* Canadian dollar at C$1.2527, or 79.83 U.S. cents
* Loonie hits strongest since Oct 20 at C$1.2499
* Bond prices higher across the yield curve
TORONTO, Jan 3 (Reuters) - The Canadian dollar dipped against its U.S. counterpart on Wednesday, but held near an earlier 2-1/2-month high as oil prices climbed.
The U.S. dollar pared some recent losses against a
basket of major currencies as investors consolidated positions before manufacturing data and minutes of a December U.S. Federal Reserve meeting due later in the day. The price of oil, one of Canada's major exports, rose to new two-and-a-half year highs as robust output in the United States and Russia balanced tensions from a sixth day of unrest in OPEC member Iran.

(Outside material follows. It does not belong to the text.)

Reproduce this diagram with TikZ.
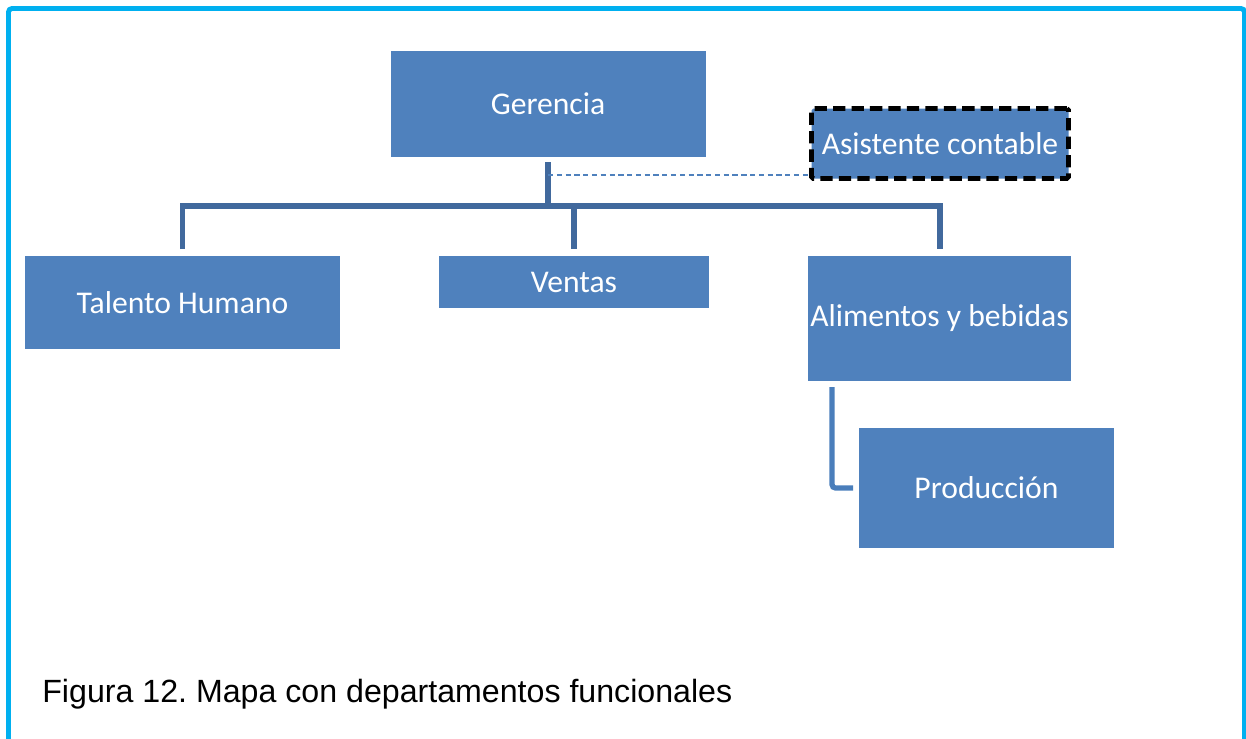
\documentclass[tikz,border=0pt]{standalone}
\usepackage{fontspec}
\setmainfont{Carlito}
\newfontfamily\capfont{Liberation Sans}
\definecolor{boxblue}{HTML}{4F81BD}
\definecolor{linkblue}{HTML}{41699D}
\definecolor{sublink}{HTML}{4A7EBB}
\definecolor{framecyan}{HTML}{00B0F0}
\def\px{0.02cm}
\tikzstyle{dept}=[fill=boxblue,text=white,inner sep=0pt,font=\fontsize{18}{21}\selectfont]
\tikzstyle{asist}=[dept,draw=black,line width=2.8pt,dash pattern=on 7pt off 3.5pt,rounded corners=1pt]
\tikzstyle{conn}=[draw=linkblue,line width=3.4pt]
\tikzstyle{subconn}=[draw=sublink,line width=3pt,rounded corners=2pt]
\tikzstyle{dline}=[draw=boxblue,line width=0.8pt,dash pattern=on 3pt off 2pt]

\begin{document}
\frenchspacing
\begin{tikzpicture}[x=\px,y=-\px]
\useasboundingbox (0,0) rectangle (1246,738);
\draw[framecyan,line width=2.8pt,rounded corners=2pt] (8.5,745) -- (8.5,8.5) -- (1244.5,8.5) -- (1244.5,745);

\node[dept,minimum width=315*\px,minimum height=106*\px] (ger) at (548,104) {Gerencia};
\node[asist,minimum width=257*\px,minimum height=70*\px] (asi) at (940,143.5) {Asistente contable};
\node[dept,minimum width=315*\px,minimum height=93*\px] (th) at (182.5,302.5) {Talento Humano};
\node[dept,minimum width=270*\px,minimum height=52*\px] (ven) at (574,282) {Ventas};
\node[dept,minimum width=263*\px,minimum height=125*\px] (ab) at (939.5,318.5) {Alimentos y bebidas};
\node[dept,minimum width=255*\px,minimum height=120*\px] (pro) at (986.5,488) {Producción};
\node[anchor=base west,inner sep=0pt,font=\capfont\fontsize{18.3}{21}\selectfont] (cap) at (42,702) {Figura 12. Mapa con departamentos funcionales};

% links
\draw[conn] (ger.south |- 0,162) -- (ger.south |- 0,206);
\draw[conn] (th.north |- 0,249) -- (th.north |- 0,206) -- (ab.north |- 0,206) -- (ab.north |- 0,249);
\draw[conn] (ven.north |- 0,206) -- (ven.north |- 0,249);
\draw[dline] (ger.south |- 0,175) -- (asi.west |- 0,175);
\draw[subconn] (832,0 |- 0,387) |- (853,0 |- pro.west);
\end{tikzpicture}
\end{document}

U.S. crude prices were up 0.91 percent at $60.92 a
barrel. At 9:29 a.m. EST (1429 GMT), the Canadian dollar was trading at C$1.2527 to the greenback, or 79.83 U.S. cents, down 0.1 percent. The currency traded in a narrow range between C$1.2499 - its strongest since Oct. 20 - and C$1.2532. Canada's employment report for December and November trade data are due on Friday, which could help guide expectations for additional Bank of Canada interest rate hikes this year. The central bank raised its benchmark interest rate for the first time in seven years in July and then again in September, to leave it at 1 percent. Money markets expect three further rate hikes in 2018. Canadian government bond prices were higher across the yield
curve, with the two-year up 2 Canadian cents to yield 1.692 percent and the 10-year rising 8 Canadian
cents to yield 2.071 percent. On Tuesday, the 10-year yield touched its highest in more than two months at 2.093 percent.